Sydney sublease market tide turns as office space availability halved

Sydney sublease market tide turns as office space availability halved
Jennifer DukeDecember 7, 2020

The Sydney sublease market has seen the tide turn, according to CBRE, who have recorded that the amount of available office space has halved over the past seven months recorded.

Source: CBRE

Where in September 2013 around 80,000 square metres of space was being marketed, now just 39,500 square metres of sublease space is available.

CBRE senior director, office services, Jenine Cranston, said that there were very few sublease options coming to the market in April. Of those that were brought to the market, none had exceeded 500 square metres of space.

“The quantum of available sublease space is now well below the historical average, after declining every month since September last year,” Cranston said.
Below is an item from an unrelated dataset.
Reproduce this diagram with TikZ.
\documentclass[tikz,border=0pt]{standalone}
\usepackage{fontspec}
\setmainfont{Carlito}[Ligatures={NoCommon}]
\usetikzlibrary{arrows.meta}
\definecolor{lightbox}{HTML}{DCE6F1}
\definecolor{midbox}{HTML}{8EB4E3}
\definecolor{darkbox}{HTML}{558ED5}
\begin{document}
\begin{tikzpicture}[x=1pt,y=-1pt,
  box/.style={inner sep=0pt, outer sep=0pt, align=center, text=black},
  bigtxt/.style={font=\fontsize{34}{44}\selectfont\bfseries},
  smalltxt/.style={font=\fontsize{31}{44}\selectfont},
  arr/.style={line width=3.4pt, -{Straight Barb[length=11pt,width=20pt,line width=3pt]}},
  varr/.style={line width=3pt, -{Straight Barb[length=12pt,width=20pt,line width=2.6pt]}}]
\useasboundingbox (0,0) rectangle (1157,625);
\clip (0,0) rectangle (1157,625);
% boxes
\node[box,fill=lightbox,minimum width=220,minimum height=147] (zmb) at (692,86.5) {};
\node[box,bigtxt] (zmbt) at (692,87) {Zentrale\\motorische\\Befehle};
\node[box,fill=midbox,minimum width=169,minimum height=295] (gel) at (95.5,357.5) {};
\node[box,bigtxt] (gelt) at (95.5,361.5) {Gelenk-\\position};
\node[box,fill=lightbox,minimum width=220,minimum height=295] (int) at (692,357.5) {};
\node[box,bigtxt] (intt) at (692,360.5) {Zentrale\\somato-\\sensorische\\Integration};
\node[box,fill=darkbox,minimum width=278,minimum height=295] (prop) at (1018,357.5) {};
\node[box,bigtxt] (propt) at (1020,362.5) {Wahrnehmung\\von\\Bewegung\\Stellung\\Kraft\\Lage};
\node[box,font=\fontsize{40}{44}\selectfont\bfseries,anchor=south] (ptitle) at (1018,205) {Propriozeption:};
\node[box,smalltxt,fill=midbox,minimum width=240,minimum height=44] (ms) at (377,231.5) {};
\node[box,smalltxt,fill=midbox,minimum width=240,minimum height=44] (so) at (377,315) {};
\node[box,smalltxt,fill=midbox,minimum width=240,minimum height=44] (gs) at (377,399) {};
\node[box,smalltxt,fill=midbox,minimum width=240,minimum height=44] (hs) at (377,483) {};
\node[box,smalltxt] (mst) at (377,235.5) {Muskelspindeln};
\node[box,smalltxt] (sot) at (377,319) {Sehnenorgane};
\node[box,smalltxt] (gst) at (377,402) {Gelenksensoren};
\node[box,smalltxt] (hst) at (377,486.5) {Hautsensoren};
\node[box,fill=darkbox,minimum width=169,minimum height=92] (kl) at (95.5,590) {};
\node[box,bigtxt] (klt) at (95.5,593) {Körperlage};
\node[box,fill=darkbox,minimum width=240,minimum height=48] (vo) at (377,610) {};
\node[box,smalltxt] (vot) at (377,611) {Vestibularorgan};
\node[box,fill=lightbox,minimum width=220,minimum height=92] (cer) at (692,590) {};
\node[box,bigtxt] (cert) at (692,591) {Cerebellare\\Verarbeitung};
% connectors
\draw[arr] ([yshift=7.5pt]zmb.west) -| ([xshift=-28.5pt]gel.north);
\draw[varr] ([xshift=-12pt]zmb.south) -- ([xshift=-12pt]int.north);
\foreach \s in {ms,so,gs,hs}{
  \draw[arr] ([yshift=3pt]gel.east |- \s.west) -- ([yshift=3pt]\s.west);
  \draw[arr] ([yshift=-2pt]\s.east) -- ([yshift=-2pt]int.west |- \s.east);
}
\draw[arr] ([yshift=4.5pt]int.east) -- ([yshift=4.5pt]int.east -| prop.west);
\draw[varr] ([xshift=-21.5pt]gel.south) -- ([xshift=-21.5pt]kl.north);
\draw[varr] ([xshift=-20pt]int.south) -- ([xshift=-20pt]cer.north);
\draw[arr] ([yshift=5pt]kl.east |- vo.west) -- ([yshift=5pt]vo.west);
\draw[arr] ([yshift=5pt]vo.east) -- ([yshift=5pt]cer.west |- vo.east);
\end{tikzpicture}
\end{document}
Reasons behind the reduction in stock

Some of the reasons behind the significant reduction includes, in part, to deals being done, said Cranston. However, she also noted that a large proportion of the space has been converted into direct vacancy.
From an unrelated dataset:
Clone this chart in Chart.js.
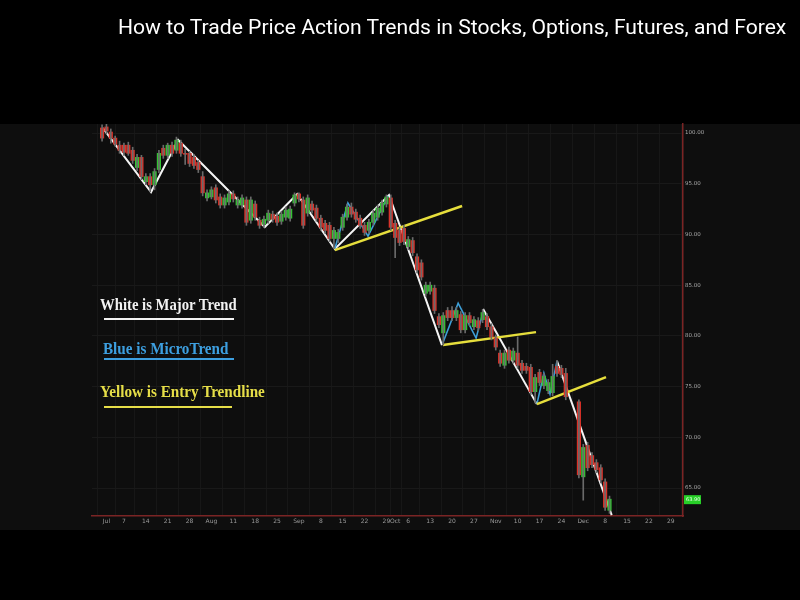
<!DOCTYPE html>
<html>
<head>
<meta charset="utf-8">
<script src="https://cdn.jsdelivr.net/npm/chart.js@4.4.1/dist/chart.umd.min.js"></script>
<style>
  html, body { margin: 0; padding: 0; background: #000; }
  #wrap { position: relative; width: 800px; height: 600px; overflow: hidden; background: #000; }
  #chart { position: absolute; left: 0; top: 0; }
  .title { position: absolute; left: 118px; top: 15px; font-family: Roboto, sans-serif; font-size: 20px; color: #fff; white-space: nowrap; transform-origin: left top; }
  .note { position: absolute; font-family: 'Liberation Serif', serif; font-weight: bold; font-size: 16px; white-space: nowrap; transform-origin: left top; }
  .rule { position: absolute; height: 2px; }
</style>
</head>
<body>
<div id="wrap">
  <canvas id="chart" width="800" height="600"></canvas>
  <div class="title" id="title" data-w="668">How to Trade Price Action Trends in Stocks, Options, Futures, and Forex</div>
  <div class="note" style="left:100px;top:296px;color:#f2f2f2" data-w="137">White is Major Trend</div>
  <div class="rule" style="left:104px;top:318px;width:130px;background:#f2f2f2"></div>
  <div class="note" style="left:103px;top:340px;color:#3d9fe0" data-w="125">Blue is MicroTrend</div>
  <div class="rule" style="left:104px;top:358px;width:130px;background:#3d9fe0"></div>
  <div class="note" style="left:100px;top:383px;color:#e6de48" data-w="165">Yellow is Entry Trendline</div>
  <div class="rule" style="left:104px;top:406px;width:128px;background:#e6de48"></div>
</div>
<script>
// trading-day slots (5 per week, Mon Jun 30 = 0)
const slots = [0,1,2,3,4,5,6,7,8,9,10,11,12,13,14,15,16,17,18,19,20,21,22,23,24,25,26,27,28,29,
  30,31,32,33,34,35,36,37,38,39,40,41,42,43,44,45,46,47,48,49,50,51,52,53,54,55,56,57,58,59,
  60,61,62,63,64,65,66,67,68,69,70,71,72,73,74,75,76,77,78,79,80,81,82,83,84,85,86,87,88,89,
  90,91,92,93,94,95,96,97,98,99,100,101,102,103,104,105,106,109,110,111,112,113,114,115,116];
const opens = [100.5,100.6,100.1,99.5,98.8,98.8,98.8,98.3,96.6,97.6,95.2,95.7,94.9,96.4,98.5,97.8,98.8,98.3,99.0,98.0,
  98.0,97.6,97.1,95.7,93.6,93.7,94.6,93.7,92.9,93.2,94.0,92.9,92.9,93.4,91.4,93.0,91.4,91.0,91.4,92.0,
  91.8,91.3,91.7,91.6,93.1,94.0,93.4,92.1,93.0,92.6,91.6,91.1,90.9,89.6,89.6,90.7,91.7,92.7,92.2,91.6,
  90.9,90.4,91.2,91.7,92.2,93.0,93.6,91.1,90.4,90.6,88.8,89.4,87.8,87.2,84.2,84.4,84.7,81.9,80.3,82.5,
  82.5,81.8,82.1,80.6,82.0,80.9,81.5,81.6,81.9,80.9,79.8,78.3,77.1,78.6,77.6,78.3,77.3,77.0,76.9,74.5,
  76.4,75.1,74.6,74.4,77.0,76.8,76.3,73.5,66.1,69.2,68.2,67.5,67.0,65.6,62.8];
const highs = [100.8,100.9,100.4,99.7,99.2,99.0,99.1,98.6,97.9,97.8,96.0,96.0,96.5,98.3,98.8,99.0,99.1,99.6,99.3,98.4,
  98.2,97.9,97.3,96.2,94.4,94.7,94.9,94.0,93.9,94.3,94.3,93.7,93.9,93.7,93.7,93.3,91.7,91.8,92.4,92.3,
  92.1,92.3,92.7,92.8,94.1,94.1,93.7,93.9,93.3,92.9,91.9,91.4,91.2,90.7,90.5,92.0,93.0,93.1,92.5,91.9,
  91.2,91.5,92.4,92.9,93.4,93.9,93.9,91.4,90.7,90.9,89.8,89.7,88.1,87.5,85.3,85.3,85.0,82.2,82.3,82.8,
  82.9,82.8,82.4,82.3,82.3,81.9,81.8,82.6,82.2,81.2,80.1,78.6,78.6,78.9,78.8,79.9,77.6,77.3,77.2,76.2,
  76.7,76.3,75.7,77.2,77.6,77.1,76.8,73.7,69.3,69.5,68.5,67.8,67.3,65.9,64.2];
const lows = [99.2,99.9,99.0,98.7,98.0,97.8,97.8,97.0,96.3,95.4,94.9,94.2,94.4,96.1,97.5,97.5,97.7,98.0,97.7,96.9,
  96.7,96.5,96.1,93.8,93.3,93.5,93.1,92.6,92.6,92.9,93.2,92.6,92.6,90.9,91.1,91.4,90.6,90.7,91.1,91.2,
  90.9,91.0,91.4,91.3,92.8,93.2,90.6,91.8,92.1,91.3,90.4,90.1,89.3,88.6,89.2,90.4,91.4,91.7,91.2,90.6,
  89.9,90.1,90.9,91.4,91.9,92.7,90.4,87.7,88.9,89.0,88.5,87.9,86.2,85.5,83.9,84.1,82.2,80.8,79.1,81.5,
  81.5,81.5,80.3,80.3,81.0,80.6,80.5,81.3,80.6,79.6,78.6,77.0,76.8,77.3,77.3,76.8,76.3,76.3,74.2,73.4,
  75.1,74.8,74.3,74.1,76.0,75.9,73.7,66.0,63.8,66.7,67.0,66.5,65.5,62.8,62.5];
const closes = [99.5,100.2,99.5,98.9,98.3,98.1,98.0,97.3,97.6,95.7,95.7,94.9,96.2,98.0,97.8,98.8,98.0,99.3,98.0,97.9,
  97.0,96.8,96.4,94.1,94.1,94.4,93.4,92.9,93.6,94.0,93.5,93.4,93.6,91.2,93.4,91.7,90.9,91.5,92.1,91.5,
  91.2,92.0,92.4,92.5,93.9,93.5,90.9,93.6,92.4,91.6,90.7,90.4,89.6,90.4,90.2,91.7,92.7,92.0,91.5,90.9,
  90.2,91.2,92.1,92.6,93.1,93.7,90.7,89.7,89.2,89.3,89.5,88.2,86.5,85.8,85.0,85.0,82.5,81.1,82.0,81.8,
  81.8,82.5,80.6,82.0,81.3,81.6,80.8,82.3,80.9,79.9,78.9,77.3,78.3,77.6,78.5,77.1,76.6,76.6,74.5,75.9,
  75.4,76.0,75.4,76.0,76.3,76.2,74.0,66.3,69.0,67.0,67.3,66.8,65.8,63.1,63.9];

// hand-drawn trend annotations: [slot, price]
const majorTrend1 = [[0.2,100.49],[11.2,94.18],[17.4,99.31],[37.2,90.73],[44.6,93.98],[53.2,88.56],[65.6,93.89],[77.7,79.09]];
const majorTrend2 = [[87.1,82.64],[99.4,73.27]];
const majorTrend3 = [[104.0,77.51],[116.5,62.33]];
const microTrend1 = [[53.2,88.56],[56.2,93.10],[60.8,89.84],[65.4,93.79]];
const microTrend2 = [[77.9,79.29],[81.4,83.23],[85.5,79.78],[87.1,82.35]];
const microTrend3 = [[99.4,73.27],[101.0,76.33],[102.4,74.26],[104.0,77.51]];
const entryLine1 = [[53.2,88.46],[82.3,92.80]];
const entryLine2 = [[77.9,79.09],[99.2,80.37]];
const entryLine3 = [[99.4,73.27],[115.2,75.94]];

const xTickSlots = [1,5,10,15,20,25,30,35,40,45,50,55,60,65,67,70,75,80,85,90,95,100,105,110,115,120,125,130];
const xTickLabels = ['Jul','7','14','21','28','Aug','11','18','25','Sep','8','15','22','29','Oct','6','13','20','27','Nov','10','17','24','Dec','8','15','22','29'];
const yTickValues = [65,70,75,80,85,90,95,100];

const RED = '#dc3128';
const GREEN = '#33c433';
const bodyColors = closes.map((c, i) => c >= opens[i] ? GREEN : RED);

const toXY = pts => pts.map(p => ({ x: p[0], y: p[1] }));
const trendSet = (pts, color, width) => ({
    type: 'line',
    data: toXY(pts),
    borderColor: color,
    borderWidth: width,
    pointRadius: 0,
    tension: 0,
    fill: false
});

const backdrop = {
    id: 'backdrop',
    beforeDraw(chart) {
        const ctx = chart.ctx;
        ctx.save();
        ctx.fillStyle = '#000';
        ctx.fillRect(0, 0, 800, 600);
        ctx.fillStyle = '#0e0e0e';
        ctx.fillRect(0, 124, 800, 406);
        ctx.restore();
    }
};

const priceTag = {
    id: 'priceTag',
    afterDraw(chart) {
        const ctx = chart.ctx;
        const last = closes[closes.length - 1];
        const y = chart.scales.y.getPixelForValue(last);
        const x = chart.chartArea.right + 1;
        ctx.save();
        ctx.fillStyle = '#27cf27';
        ctx.fillRect(x, y - 4, 17, 9);
        ctx.fillStyle = '#eaffea';
        ctx.font = '5px "DejaVu Sans"';
        ctx.textBaseline = 'middle';
        ctx.fillText(last.toFixed(2), x + 2, y + 0.5);
        ctx.restore();
    }
};

new Chart(document.getElementById('chart'), {
    type: 'bar',
    data: {
        datasets: [
            {
                label: 'Wick',
                data: slots.map((s, i) => ({ x: s, y: [lows[i], highs[i]] })),
                backgroundColor: '#6a6a6a',
                barThickness: 1,
                grouped: false
            },
            {
                label: 'Body',
                data: slots.map((s, i) => ({ x: s, y: [opens[i], closes[i]] })),
                backgroundColor: bodyColors,
                barThickness: 3.5,
                minBarLength: 1,
                grouped: false
            },
            trendSet(entryLine1, '#e6de3c', 2.5),
            trendSet(entryLine2, '#e6de3c', 2.5),
            trendSet(entryLine3, '#e6de3c', 2.5),
            trendSet(microTrend1, '#3d9fd8', 1.6),
            trendSet(microTrend2, '#3d9fd8', 1.6),
            trendSet(microTrend3, '#3d9fd8', 1.6),
            trendSet(majorTrend1, '#f4f4f4', 2),
            trendSet(majorTrend2, '#f4f4f4', 2),
            trendSet(majorTrend3, '#f4f4f4', 2)
        ]
    },
    options: {
        responsive: false,
        animation: false,
        layout: { padding: { left: 92, right: 96, top: 124, bottom: 70 } },
        plugins: { legend: { display: false }, tooltip: { enabled: false } },
        scales: {
            x: {
                type: 'linear',
                min: -2.3,
                max: 132.8,
                offset: false,
                afterBuildTicks: axis => { axis.ticks = xTickSlots.map(v => ({ value: v })); },
                afterFit: axis => { axis.height = 14; },
                ticks: {
                    autoSkip: false,
                    maxRotation: 0,
                    padding: 2,
                    color: '#9a9a9a',
                    font: { size: 6, family: 'DejaVu Sans' },
                    callback: (v, i) => xTickLabels[i]
                },
                grid: { color: '#171717', drawTicks: false },
                border: { color: '#7a2424', width: 1.5 }
            },
            y: {
                position: 'right',
                min: 62.24,
                max: 100.89,
                afterBuildTicks: axis => { axis.ticks = yTickValues.map(v => ({ value: v })); },
                afterFit: axis => { axis.width = 21; },
                ticks: {
                    padding: 2,
                    color: '#a8a8a8',
                    font: { size: 5.5, family: 'DejaVu Sans' },
                    callback: v => v.toFixed(2)
                },
                grid: { color: '#191919', drawTicks: false },
                border: { color: '#7a2424', width: 1.5 }
            }
        }
    },
    plugins: [backdrop, priceTag]
});

// squeeze text to the widths seen in the video frame
document.querySelectorAll('[data-w]').forEach(el => {
    const w = +el.dataset.w;
    el.style.transform = 'scaleX(' + (w / el.offsetWidth) + ')';
});
</script>
</body>
</html>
Currently, the Sublease Barometer notes that the finance and insurance sector is the largest contributor of sublease space in Sydney – and the space offered by this segment has halved since September in line with the overall results.

Similarly, in Melbourne this has also been seen. As Melbourne is the other main financially-led market, this comes as less of a surprise, but suggests more positive business sentiment for this sector nationally, she said.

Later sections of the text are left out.